To further his pacifist political message, Spielberg invents a scene where the Arab terrorist and the Israeli agent encounter each other by accident in a safe house in Greece. In this contrived scene, each side argues their own perspective as Spielberg attempts to insinuate a degree of moral equivalence or on both sides. This encounter does justice to neither side, nor to the truth. It serves only to misinform the public. The Middle East has a long and complex history, and movie-goers with little knowledge of that history will drift even further into Hollywood fantasy than they did when they sat through E.T.
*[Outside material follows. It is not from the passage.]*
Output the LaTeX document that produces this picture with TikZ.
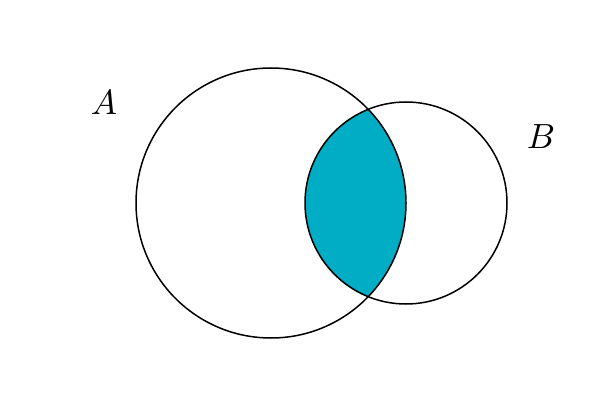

Spielberg's terrorist character, Ali, said: "You are a Jew sympathizer! All you Germans...you are too soft on Israel. Sure you give money because you feel guilty about Hitler and the Jews exploit that thing. My father didn't gas any Jews. " Spielberg's failure is in not having Avner provide a proper response. Avner should have said: This land was Jewish 3000 years ago from the time of Moses and king David. That was 1600 years before the Arabs invaded and stole the land from the Jews. Regarding holocaust exploitation by Jews, it should be remembered that the Arab Mufti, Haj Amin al-Husseini, was a guest of Hitler in Berlin during W.W. II where he urged Hitler to exterminate all Jews. More recently, Hitler's Mien Kampf, in Arabic, has become a best seller in Arab countries. Some Arabs including Mahmoud Abbas denied that the Holocaust ever happened.

Sadly, the average movie-goer will never know where fact ends and fantasy takes over. As a result, many will no doubt come away confused about the moral issues involved in the Arab-Israeli conflict, seeing diminished difference between the barbarity of Arab terrorists and the justice meted out by the Israeli agents who pursued them.